Он подчинился, словно послушный ребенок. Конни отвела его наверх, крепко охватывая рукой его костлявые плечи и спину. И она снова вспомнила, какой мощной, упругой, тяжелой даже на ощупь была его плоть.
А еще через какое-то время Билли вывез отца на прогулку. Неизвестно, сколько времени тот был без свежего воздуха, и даже необычайно теплая мартовская погода не произвела на него ожидаемого эффекта. Кожа его, бледная, сухая, словно пергамент, вовсе не порозовела, он кутался в теплое пальто, недавно купленное Конни, тер уши под енотовой шапкой Уэйда и улыбался извиняющейся улыбкой.
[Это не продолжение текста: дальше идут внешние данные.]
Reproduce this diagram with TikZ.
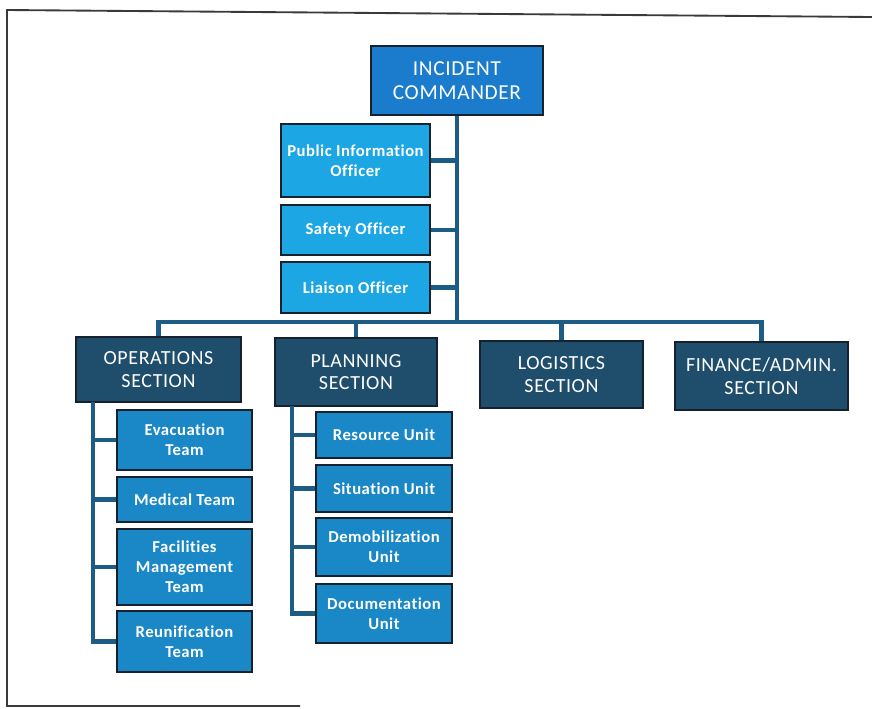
\documentclass[tikz,border=0pt]{standalone}
\usepackage{fontspec}
\setmainfont{Carlito}[Ligatures=CommonOff, LetterSpace=3]
\definecolor{icblue}{HTML}{1B7BCC}
\definecolor{offblue}{HTML}{1DA6E4}
\definecolor{secblue}{HTML}{1F4E6C}
\definecolor{unitblue}{HTML}{1A87C6}
\definecolor{boxline}{HTML}{15222D}
\definecolor{connblue}{HTML}{1D5D85}
\definecolor{framegray}{HTML}{3A3A3A}
\begin{document}
\begin{tikzpicture}[x=0.75pt,y=-0.75pt,
  box/.style={draw=boxline, line width=1.8pt, text=white, align=center, inner sep=1pt},
  icbox/.style={box, fill=icblue, font=\fontsize{16}{18}\selectfont},
  offbox/.style={box, fill=offblue, font=\fontsize{12.5}{15}\selectfont\bfseries},
  secbox/.style={box, fill=secblue, font=\fontsize{15}{17}\selectfont},
  unitbox/.style={box, fill=unitblue, font=\fontsize{12.5}{15}\selectfont\bfseries},
  conn/.style={draw=connblue, line width=3.2pt},
  frameline/.style={draw=framegray, line width=1.4pt}]
\useasboundingbox (0,0) rectangle (872,708);
% frame
\draw[frameline] (300,706) -- (7,706) -- (7,10) -- (872,17);
% coordinates
\coordinate (bus) at (457,322);
\coordinate (opsrail) at (93,402);
\coordinate (planrail) at (292,406);
% nodes
\node[icbox, minimum width=129pt, minimum height=51.75pt] (ic) at (457,80.5) {INCIDENT\\COMMANDER};
\node[offbox, minimum width=111.75pt, minimum height=54.75pt] (pio) at (355.5,160.5) {Public Information\\Officer};
\node[offbox, minimum width=111.75pt, minimum height=37.5pt] (safety) at (355.5,230) {Safety Officer};
\node[offbox, minimum width=111.75pt, minimum height=38.25pt] (liaison) at (355.5,287.5) {Liaison Officer};
\node[secbox, minimum width=123.75pt, minimum height=48.75pt] (ops) at (158.5,369.5) {OPERATIONS\\SECTION};
\node[secbox, minimum width=121.5pt, minimum height=51pt] (plan) at (356,372) {PLANNING\\SECTION};
\node[secbox, minimum width=122.25pt, minimum height=50.25pt] (log) at (561.5,374.5) {LOGISTICS\\SECTION};
\node[secbox, minimum width=129.75pt, minimum height=51pt] (fin) at (761.5,376) {FINANCE/ADMIN.\\SECTION};
\node[unitbox, minimum width=101.25pt, minimum height=45pt] (evac) at (184.5,440) {Evacuation\\Team};
\node[unitbox, minimum width=101.25pt, minimum height=33.75pt] (med) at (184.5,499.5) {Medical Team};
\node[unitbox, minimum width=101.25pt, minimum height=57pt] (fac) at (184.5,567) {Facilities\\Management\\Team};
\node[unitbox, minimum width=101.25pt, minimum height=45.75pt] (reun) at (184.5,641.5) {Reunification\\Team};
\node[unitbox, minimum width=102pt, minimum height=34.5pt] (res) at (384,435) {Resource Unit};
\node[unitbox, minimum width=102pt, minimum height=35.25pt] (sit) at (384,488.5) {Situation Unit};
\node[unitbox, minimum width=102pt, minimum height=43.5pt] (demob) at (384,547) {Demobilization\\Unit};
\node[unitbox, minimum width=102pt, minimum height=44.25pt] (doc) at (384,613.5) {Documentation\\Unit};
% connectors
\draw[conn] (ic.south) -- (bus);
\draw[conn] (pio.east) -- (pio.east -| ic.south);
\draw[conn] (safety.east) -- (safety.east -| ic.south);
\draw[conn] (liaison.east) -- (liaison.east -| ic.south);
\draw[conn] (ops.north) -- (ops.north |- bus) -- (fin.north |- bus) -- (fin.north);
\draw[conn] (plan.north) -- (plan.north |- bus);
\draw[conn] (log.north) -- (log.north |- bus);
\draw[conn] (opsrail) |- (evac.west);
\draw[conn] (opsrail) |- (med.west);
\draw[conn] (opsrail) |- (fac.west);
\draw[conn] (opsrail) |- (reun.west);
\draw[conn] (planrail) |- (res.west);
\draw[conn] (planrail) |- (sit.west);
\draw[conn] (planrail) |- (demob.west);
\draw[conn] (planrail) |- (doc.west);
\end{tikzpicture}
\end{document}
— Ничего, отец, — сказал Билли, — климат Тары даже покойника способен на ноги поставить, а ты-то у нас совсем молодцом сейчас выглядишь.
— Билли, мальчик мой, — он всматривался в сына очень пристально, — ты так изменился. Ты водишь машину. Давно?
— Ну да, па, я же тебе говорил. Как только вернулся из Европы, так сразу и купил.
— Да-да, я припоминаю, — тут лицо его радостно просветлело. — Ты говоришь, Штаты воевали в Европе?
— Да, но это была очень короткая для нас война. В апреле семнадцатого Вудро Вильсон объявил немцам войну, весной восемнадцатого я попал туда, а уже осенью они капитулировали.
— Вот как, — Генри опять потер лоб рукой. — А я, кажется, влип в эту передрягу в начале семнадцатого года.
— Эй, па, — Билли озабоченно повернулся к нему. — Ты не очень-то напрягайся, не вспоминай. Лучше как-нибудь позже вспомнишь. Тебе сейчас спешить некуда, а доктор сказал, что переутомляться тебе нельзя.
— Ладно, не буду, — устало улыбнулся Генри. — Значит, ты тоже был летчиком?